In Ontario, the provincial government is in the process of reviewing its labour code. The Changing Workplaces Review is looking at all aspects of employment, including sick pay, overtime, joining unions and an employers’ responsibility to contract employees.

As well, sectoral bargaining is a recurring suggestion, which would see multiple employers at different companies negotiate with one union. Munro said Alberta is hearing similar recommendations.

“It’s part of a long wish list for organized labour,” Munro said. “We are working with a coalition of employer groups and lobbying both governments to prevent these provisions from being adopted in the future.”

A top-growing segment

Although facing hurdles, foodservice sales in Canada are projected to reach $83.8 billion in 2017, an 85 per cent increase since 2000.
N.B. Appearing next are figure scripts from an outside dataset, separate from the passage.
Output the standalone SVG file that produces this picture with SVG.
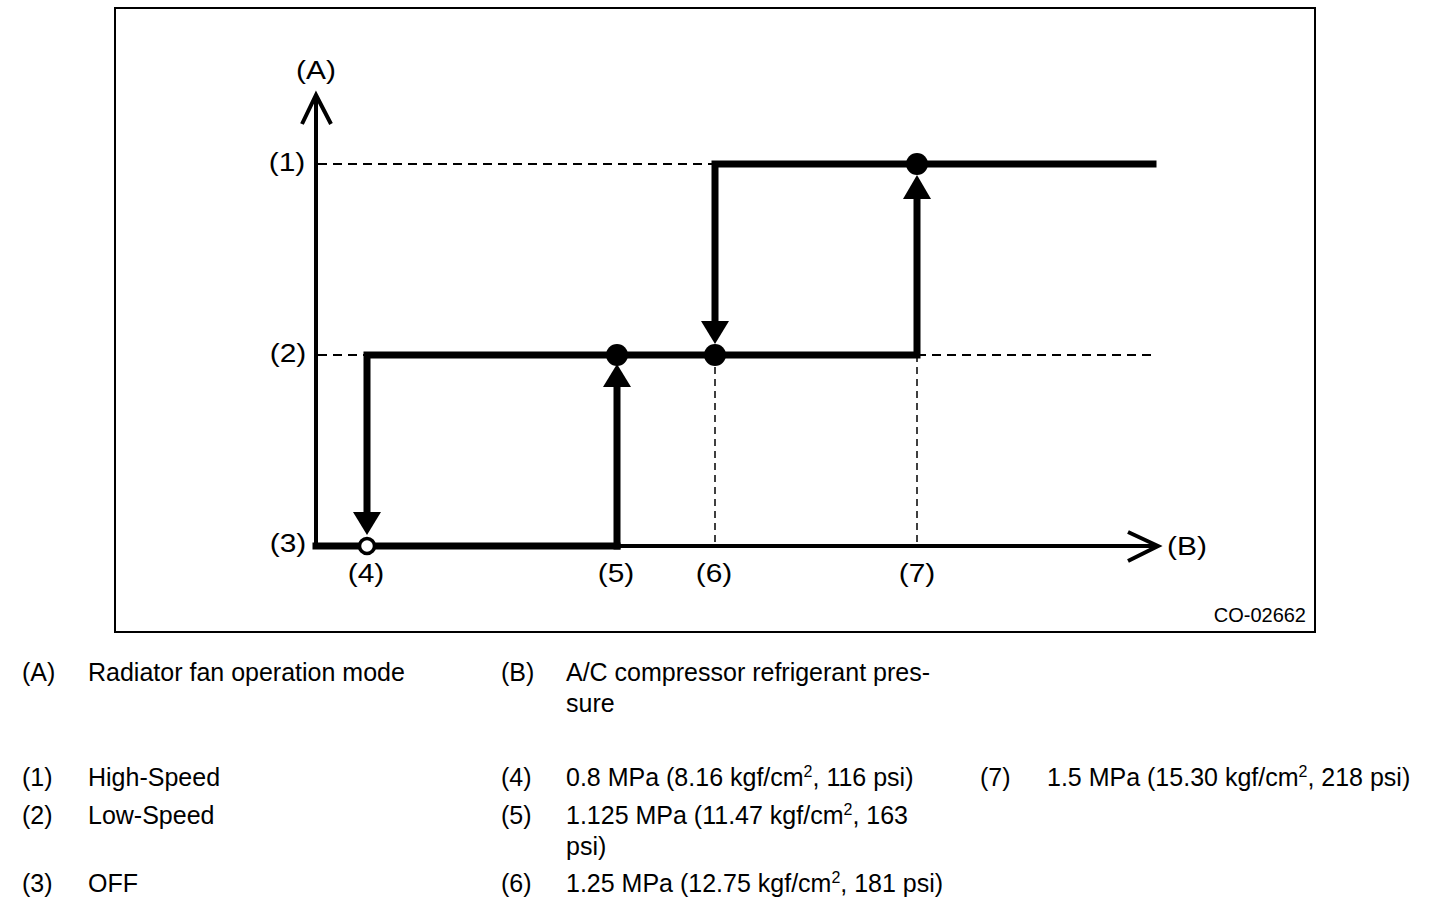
<svg xmlns="http://www.w3.org/2000/svg" width="1456" height="906" viewBox="0 0 1456 906">
<style>
.frame{fill:none;stroke:#000;stroke-width:2}
.axis{fill:none;stroke:#000;stroke-width:4}
.thick{fill:none;stroke:#000;stroke-width:7;stroke-linecap:square}
.dash{fill:none;stroke:#000;stroke-width:2;stroke-dasharray:9 6}
.vdash{fill:none;stroke:#000;stroke-width:1.5;stroke-dasharray:7 5}
.lbl{font-family:"Liberation Sans",Arial,sans-serif;font-size:26px;fill:#000;text-anchor:middle}
.leg{font-family:"Liberation Sans",Arial,sans-serif;font-size:25px;fill:#000}
.sup{font-size:16px}
.code{font-family:"Liberation Sans",Arial,sans-serif;font-size:20px;fill:#000;text-anchor:end}
</style>
<rect class="frame" x="115" y="8" width="1200" height="624"/>
<g id="connectors">
  <line class="dash" x1="318" y1="164" x2="715" y2="164"/>
  <line class="dash" x1="318" y1="355" x2="367" y2="355"/>
  <line class="dash" x1="917" y1="355" x2="1157" y2="355"/>
  <line class="vdash" x1="715" y1="355" x2="715" y2="546"/>
  <line class="vdash" x1="917" y1="355" x2="917" y2="546"/>
  <polyline class="axis" points="316,546 316,95"/>
  <polyline class="axis" points="302,124 316,95 331,124"/>
  <line class="axis" x1="316" y1="546" x2="1158" y2="546"/>
  <polyline class="axis" points="1128,532 1158,546 1128,561"/>
  <line class="thick" x1="316" y1="546" x2="617" y2="546"/>
  <polyline class="thick" points="367,520 367,355 917,355 917,195"/>
  <line class="thick" x1="617" y1="546" x2="617" y2="384"/>
  <polyline class="thick" points="715,330 715,164 1153,164"/>
  <polygon points="353,512 381,512 367,535"/>
  <polygon points="603,387 631,387 617,364"/>
  <polygon points="701,321 729,321 715,344"/>
  <polygon points="903,199 931,199 917,175"/>
</g>
<g id="node-4"><circle cx="367" cy="546" r="7.5" fill="#fff" stroke="#000" stroke-width="3.5"/></g>
<g id="node-5"><circle cx="617" cy="355" r="11" fill="#000"/></g>
<g id="node-6"><circle cx="715" cy="355" r="11" fill="#000"/></g>
<g id="node-7"><circle cx="917" cy="164" r="11" fill="#000"/></g>
<g id="labels">
  <text class="lbl" transform="translate(316,79) scale(1.15,1)">(A)</text>
  <text class="lbl" transform="translate(287,171) scale(1.15,1)">(1)</text>
  <text class="lbl" transform="translate(288,362) scale(1.15,1)">(2)</text>
  <text class="lbl" transform="translate(288,552) scale(1.15,1)">(3)</text>
  <text class="lbl" transform="translate(366,582) scale(1.15,1)">(4)</text>
  <text class="lbl" transform="translate(616,582) scale(1.15,1)">(5)</text>
  <text class="lbl" transform="translate(714,582) scale(1.15,1)">(6)</text>
  <text class="lbl" transform="translate(917,582) scale(1.15,1)">(7)</text>
  <text class="lbl" transform="translate(1187,555) scale(1.15,1)">(B)</text>
  <text class="code" x="1306" y="622">CO-02662</text>
</g>
<g id="legend">
  <text class="leg" x="22" y="681">(A)</text>
  <text class="leg" x="88" y="681">Radiator fan operation mode</text>
  <text class="leg" x="501" y="681">(B)</text>
  <text class="leg" x="566" y="681">A/C compressor refrigerant pres-</text>
  <text class="leg" x="566" y="712">sure</text>
  <text class="leg" x="22" y="786">(1)</text>
  <text class="leg" x="88" y="786">High-Speed</text>
  <text class="leg" x="22" y="824">(2)</text>
  <text class="leg" x="88" y="824">Low-Speed</text>
  <text class="leg" x="22" y="892">(3)</text>
  <text class="leg" x="88" y="892">OFF</text>
  <text class="leg" x="501" y="786">(4)</text>
  <text class="leg" x="566" y="786">0.8 MPa (8.16 kgf/cm<tspan class="sup" dy="-9">2</tspan><tspan dy="9">, 116 psi)</tspan></text>
  <text class="leg" x="501" y="824">(5)</text>
  <text class="leg" x="566" y="824">1.125 MPa (11.47 kgf/cm<tspan class="sup" dy="-9">2</tspan><tspan dy="9">, 163</tspan></text>
  <text class="leg" x="566" y="855">psi)</text>
  <text class="leg" x="501" y="892">(6)</text>
  <text class="leg" x="566" y="892">1.25 MPa (12.75 kgf/cm<tspan class="sup" dy="-9">2</tspan><tspan dy="9">, 181 psi)</tspan></text>
  <text class="leg" x="980" y="786">(7)</text>
  <text class="leg" x="1047" y="786">1.5 MPa (15.30 kgf/cm<tspan class="sup" dy="-9">2</tspan><tspan dy="9">, 218 psi)</tspan></text>
</g>
</svg>
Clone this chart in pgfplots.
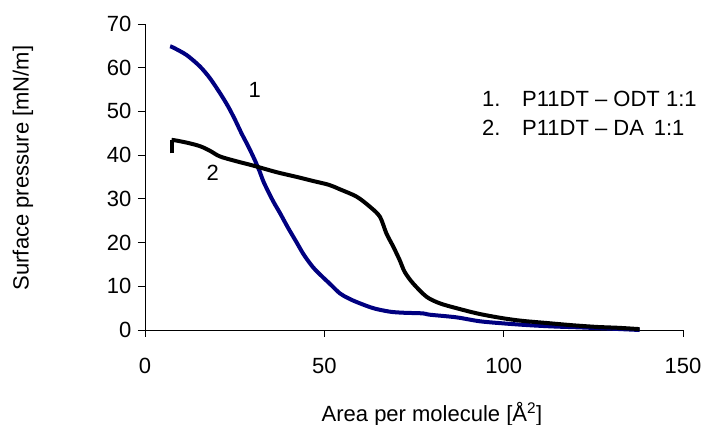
\documentclass[border=0pt]{standalone}
\usepackage{pgfplots}
\pgfplotsset{compat=1.18}
\usepackage{fontspec}
\setmainfont{Liberation Sans}
\definecolor{navyc}{RGB}{0,0,128}
\begin{document}
\begin{tikzpicture}[x=1pt,y=1pt]
\useasboundingbox (0,0) rectangle (705,425);
\begin{axis}[
  at={(145pt,95pt)}, anchor=south west,
  scale only axis, width=538pt, height=306pt,
  xmin=0, xmax=150, ymin=0, ymax=70,
  axis x line*=bottom, axis y line*=left,
  axis line style={-, black, line width=0.9pt, shorten <=-7pt},
  xtick={0,50,100,150}, ytick={0,10,...,70},
  tick align=outside, major tick length=7pt,
  tick style={black, line width=0.9pt},
  minor tick num=0,
  /pgf/number format/assume math mode=true,
  ticklabel style={font=\fontsize{22}{26}\selectfont},
  xticklabel style={yshift=-18pt},
  yticklabel style={xshift=-3pt},
  clip=false,
]
\addplot[navyc, line width=4pt, line join=round, smooth, tension=0.5] coordinates {
(7.0,64.9) (7.9,64.6) (11.6,62.9) (15.3,60.3) (18.1,57.6) (20.9,54.2)
(23.2,51.1) (25.1,48.1) (26.9,45.0) (28.8,42.0) (30.6,38.9) (32.0,36.2)
(33.0,34.0) (34.4,31.6) (35.9,29.2) (37.6,26.8) (39.8,23.5)
(42.3,20.0) (44.3,17.2) (46.8,14.4) (49.3,12.3) (51.5,10.6) (54.3,8.4)
(56.6,7.3) (59.0,6.4) (63.6,5.0) (68.2,4.2) (72.0,3.95) (77.5,3.8)
(79.4,3.5) (86.8,2.9) (93.3,2.0) (100.1,1.5) (107.0,1.1)
(114.0,0.8) (121.0,0.6) (130.0,0.3) (137.9,0.0)
};
\addplot[black, line width=4pt] coordinates {(7.4,40.4) (7.4,43.5)};
\addplot[black, line width=4pt, line join=round, smooth, tension=0.5] coordinates {
(7.4,43.5) (9.0,43.3) (12.5,42.7) (15.5,42.0) (18.1,41.0) (20.9,39.7)
(25.5,38.6) (30.2,37.6) (36.7,36.1) (42.4,35.0) (46.8,34.1) (51.3,33.2)
(54.3,32.2) (59.0,30.5) (62.7,28.2) (65.5,25.9) (67.3,22.1) (69.2,19.1)
(71.0,16.0) (72.4,13.3) (74.7,10.7) (78.5,7.6) (82.2,6.1) (86.8,5.0)
(93.1,3.7) (99.7,2.7) (105.1,2.1) (112.0,1.6) (119.0,1.1) (126.0,0.7)
(132.0,0.5) (137.9,0.2)
};
\node[font=\fontsize{22}{26}\selectfont] at (axis cs:30.6,54.9) {1};
\node[font=\fontsize{22}{26}\selectfont] at (axis cs:18.9,35.9) {2};
\end{axis}
\node[anchor=west, inner sep=0pt, font=\fontsize{22}{26}\selectfont] at (482,326) {1.};
\node[anchor=west, inner sep=0pt, font=\fontsize{22}{26}\selectfont] at (522,326) {P11DT – ODT 1:1};
\node[anchor=west, inner sep=0pt, font=\fontsize{22}{26}\selectfont] at (482,297) {2.};
\node[anchor=west, inner sep=0pt, font=\fontsize{22}{26}\selectfont] at (522,297) {P11DT – DA\, 1:1};
\node[rotate=90, inner sep=0pt, font=\fontsize{22}{26}\selectfont] at (23,257) {Surface pressure [mN/m]};
\node[inner sep=0pt, font=\fontsize{22}{26}\selectfont] at (432,11) {Area per molecule [Å\textsuperscript{2}]};
\end{tikzpicture}
\end{document}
“This is not only because of a strong economy, rise in disposable income or growing population, but because more and more Canadians are relying on foodservice for their needs,” said Restaurants Canada’s senior economist Chris Elliott, who noted foodservice is a top-growing segment and employer within Canada’s economy.

Elliott explained surveying Canadians has found dining out is the Number 1 way consumers find time to spend with friends and family.

“We also found out a lot of Canadians don’t want to cook or don’t have time to cook. There’s even a growing share saying they don’t know how to cook.”